§ **Given material**
=-=-=-=-=

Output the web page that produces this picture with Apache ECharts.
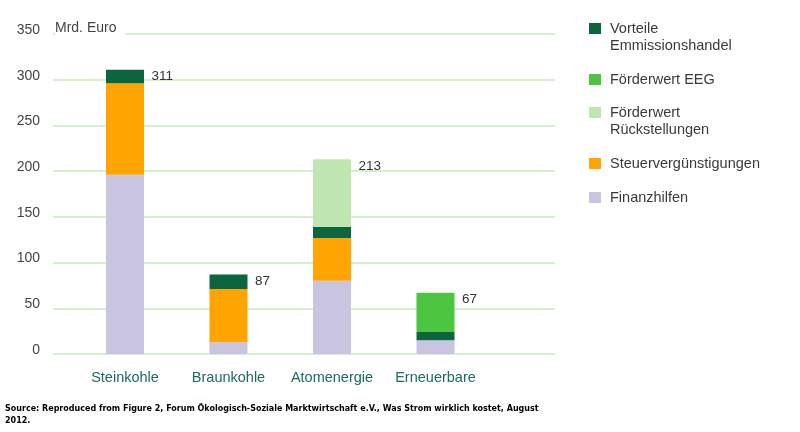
<!DOCTYPE html>
<html>
<head>
<meta charset="utf-8">
<script src="https://cdn.jsdelivr.net/npm/echarts@6/dist/echarts.min.js"></script>
<style>
html,body{margin:0;padding:0;background:#fff;}
#c{width:800px;height:432px;}
</style>
</head>
<body>
<div id="c"></div>
<script>
const categories = ['Steinkohle', 'Braunkohle', 'Atomenergie', 'Erneuerbare'];
const finanzhilfen = [196, 13, 80, 15];
const steuer = [100, 58, 47, 0];
const vorteile = [15, 16, 12, 9];
const rueckstellungen = [0, 0, 74, 0];
const eeg = [0, 0, 0, 43];
const totals = [311, 87, 213, 67];
const yTicks = [0, 50, 100, 150, 200, 250, 300, 350];

const names = {
  vorteile: 'Vorteile\nEmmissionshandel',
  eeg: 'Förderwert EEG',
  rueck: 'Förderwert\nRückstellungen',
  steuer: 'Steuervergünstigungen',
  fin: 'Finanzhilfen'
};
const colors = {
  vorteile: '#0b6640', eeg: '#4cc540', rueck: '#bfe6b0', steuer: '#ffa400', fin: '#c9c5e1'
};
const FONT = 'Liberation Sans, Arial, sans-serif';

const chart = echarts.init(document.getElementById('c'), null, {renderer: 'canvas'});

function legendItem(name, top, multi) {
  return {
    data: [name],
    left: 589,
    top: top,
    orient: 'vertical',
    padding: 0,
    itemWidth: 12,
    itemHeight: 11,
    itemGap: 0,
    selectedMode: false,
    icon: 'rect',
    formatter: n => multi ? ' \n' + n : n,
    textStyle: {
      fontFamily: FONT, fontSize: 14.5, color: '#3a3a3a', lineHeight: 17,
      padding: [0, 0, 0, 4]
    }
  };
}

function barSeries(key, data) {
  return {
    name: names[key], type: 'bar', stack: 'total', xAxisIndex: 1, yAxisIndex: 1,
    barWidth: 38, data: data, itemStyle: {color: colors[key]}, emphasis: {disabled: true}
  };
}

chart.setOption({
  animation: false,
  backgroundColor: '#fff',
  grid: [
    {left: 53, right: 245, top: 34, bottom: 78},
    {left: 73.25, right: 312.75, top: 34, bottom: 78}
  ],
  legend: [
    legendItem(names.vorteile, 3, true),
    legendItem(names.eeg, 71, false),
    legendItem(names.rueck, 87, true),
    legendItem(names.steuer, 155, false),
    legendItem(names.fin, 189, false)
  ],
  xAxis: [
    {gridIndex: 0, type: 'category', data: categories, show: false},
    {gridIndex: 1, type: 'category', data: categories,
     axisLine: {show: false}, axisTick: {show: false},
     axisLabel: {interval: 0, hideOverlap: false, margin: 16, fontFamily: FONT,
       fontSize: 14.5, color: '#1d6b5b'}}
  ],
  yAxis: [
    {gridIndex: 0, type: 'value', min: 0, max: 350, interval: 50,
     axisLine: {show: false}, axisTick: {show: false},
     axisLabel: {margin: 13, fontFamily: FONT, fontSize: 14, color: '#444',
       verticalAlign: 'bottom', lineHeight: 8,
       formatter: v => yTicks.includes(v) ? String(v) : ''},
     splitLine: {lineStyle: {color: '#c8ebbd', width: 1.5}}},
    {gridIndex: 1, type: 'value', min: 0, max: 350, interval: 50, show: false,
     splitLine: {show: false}}
  ],
  series: [
    barSeries('fin', finanzhilfen),
    barSeries('steuer', steuer),
    barSeries('vorteile', vorteile),
    barSeries('rueck', rueckstellungen),
    barSeries('eeg', eeg),
    {
      type: 'scatter', xAxisIndex: 1, yAxisIndex: 1, data: totals,
      symbolSize: 1, itemStyle: {opacity: 0}, silent: true,
      label: {show: true, position: 'right', distance: 0, offset: [26, 7],
        fontFamily: FONT, fontSize: 13.5, color: '#333', opacity: 1,
        formatter: p => String(p.value)}
    }
  ],
  graphic: [
    {type: 'text', left: 55, top: 19, z: 100,
     style: {text: 'Mrd. Euro', fontFamily: FONT, fontSize: 14, fill: '#444',
       backgroundColor: '#fff', padding: [2, 9, 2, 0]}},
    {type: 'text', left: 5, top: 403,
     style: {text: 'Source: Reproduced from Figure 2, Forum Ökologisch-Soziale Marktwirtschaft e.V., Was Strom wirklich kostet, August\n2012.',
       fontFamily: 'DejaVu Sans, Verdana, sans-serif', fontWeight: 'bold', fontSize: 8, lineHeight: 12, fill: '#000'}}
  ]
});
</script>
</body>
</html>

=-=-=-=-=

Copy the data character for character, but drop all pictures from the copy.

Output the web page that produces this picture with Apache ECharts.
<!DOCTYPE html>
<html>
<head>
<meta charset="utf-8">
<script src="https://cdn.jsdelivr.net/npm/echarts@6/dist/echarts.min.js"></script>
<style>
html,body{margin:0;padding:0;background:#fff;}
#c{width:800px;height:432px;}
</style>
</head>
<body>
<div id="c"></div>
<script>
const categories = ['Steinkohle', 'Braunkohle', 'Atomenergie', 'Erneuerbare'];
const finanzhilfen = [196, 13, 80, 15];
const steuer = [100, 58, 47, 0];
const vorteile = [15, 16, 12, 9];
const rueckstellungen = [0, 0, 74, 0];
const eeg = [0, 0, 0, 43];
const totals = [311, 87, 213, 67];
const yTicks = [0, 50, 100, 150, 200, 250, 300, 350];

const names = {
  vorteile: 'Vorteile\nEmmissionshandel',
  eeg: 'Förderwert EEG',
  rueck: 'Förderwert\nRückstellungen',
  steuer: 'Steuervergünstigungen',
  fin: 'Finanzhilfen'
};
const colors = {
  vorteile: '#0b6640', eeg: '#4cc540', rueck: '#bfe6b0', steuer: '#ffa400', fin: '#c9c5e1'
};
const FONT = 'Liberation Sans, Arial, sans-serif';

const chart = echarts.init(document.getElementById('c'), null, {renderer: 'canvas'});

function legendItem(name, top, multi) {
  return {
    data: [name],
    left: 589,
    top: top,
    orient: 'vertical',
    padding: 0,
    itemWidth: 12,
    itemHeight: 11,
    itemGap: 0,
    selectedMode: false,
    icon: 'rect',
    formatter: n => multi ? ' \n' + n : n,
    textStyle: {
      fontFamily: FONT, fontSize: 14.5, color: '#3a3a3a', lineHeight: 17,
      padding: [0, 0, 0, 4]
    }
  };
}

function barSeries(key, data) {
  return {
    name: names[key], type: 'bar', stack: 'total', xAxisIndex: 1, yAxisIndex: 1,
    barWidth: 38, data: data, itemStyle: {color: colors[key]}, emphasis: {disabled: true}
  };
}

chart.setOption({
  animation: false,
  backgroundColor: '#fff',
  grid: [
    {left: 53, right: 245, top: 34, bottom: 78},
    {left: 73.25, right: 312.75, top: 34, bottom: 78}
  ],
  legend: [
    legendItem(names.vorteile, 3, true),
    legendItem(names.eeg, 71, false),
    legendItem(names.rueck, 87, true),
    legendItem(names.steuer, 155, false),
    legendItem(names.fin, 189, false)
  ],
  xAxis: [
    {gridIndex: 0, type: 'category', data: categories, show: false},
    {gridIndex: 1, type: 'category', data: categories,
     axisLine: {show: false}, axisTick: {show: false},
     axisLabel: {interval: 0, hideOverlap: false, margin: 16, fontFamily: FONT,
       fontSize: 14.5, color: '#1d6b5b'}}
  ],
  yAxis: [
    {gridIndex: 0, type: 'value', min: 0, max: 350, interval: 50,
     axisLine: {show: false}, axisTick: {show: false},
     axisLabel: {margin: 13, fontFamily: FONT, fontSize: 14, color: '#444',
       verticalAlign: 'bottom', lineHeight: 8,
       formatter: v => yTicks.includes(v) ? String(v) : ''},
     splitLine: {lineStyle: {color: '#c8ebbd', width: 1.5}}},
    {gridIndex: 1, type: 'value', min: 0, max: 350, interval: 50, show: false,
     splitLine: {show: false}}
  ],
  series: [
    barSeries('fin', finanzhilfen),
    barSeries('steuer', steuer),
    barSeries('vorteile', vorteile),
    barSeries('rueck', rueckstellungen),
    barSeries('eeg', eeg),
    {
      type: 'scatter', xAxisIndex: 1, yAxisIndex: 1, data: totals,
      symbolSize: 1, itemStyle: {opacity: 0}, silent: true,
      label: {show: true, position: 'right', distance: 0, offset: [26, 7],
        fontFamily: FONT, fontSize: 13.5, color: '#333', opacity: 1,
        formatter: p => String(p.value)}
    }
  ],
  graphic: [
    {type: 'text', left: 55, top: 19, z: 100,
     style: {text: 'Mrd. Euro', fontFamily: FONT, fontSize: 14, fill: '#444',
       backgroundColor: '#fff', padding: [2, 9, 2, 0]}},
    {type: 'text', left: 5, top: 403,
     style: {text: 'Source: Reproduced from Figure 2, Forum Ökologisch-Soziale Marktwirtschaft e.V., Was Strom wirklich kostet, August\n2012.',
       fontFamily: 'DejaVu Sans, Verdana, sans-serif', fontWeight: 'bold', fontSize: 8, lineHeight: 12, fill: '#000'}}
  ]
});
</script>
</body>
</html>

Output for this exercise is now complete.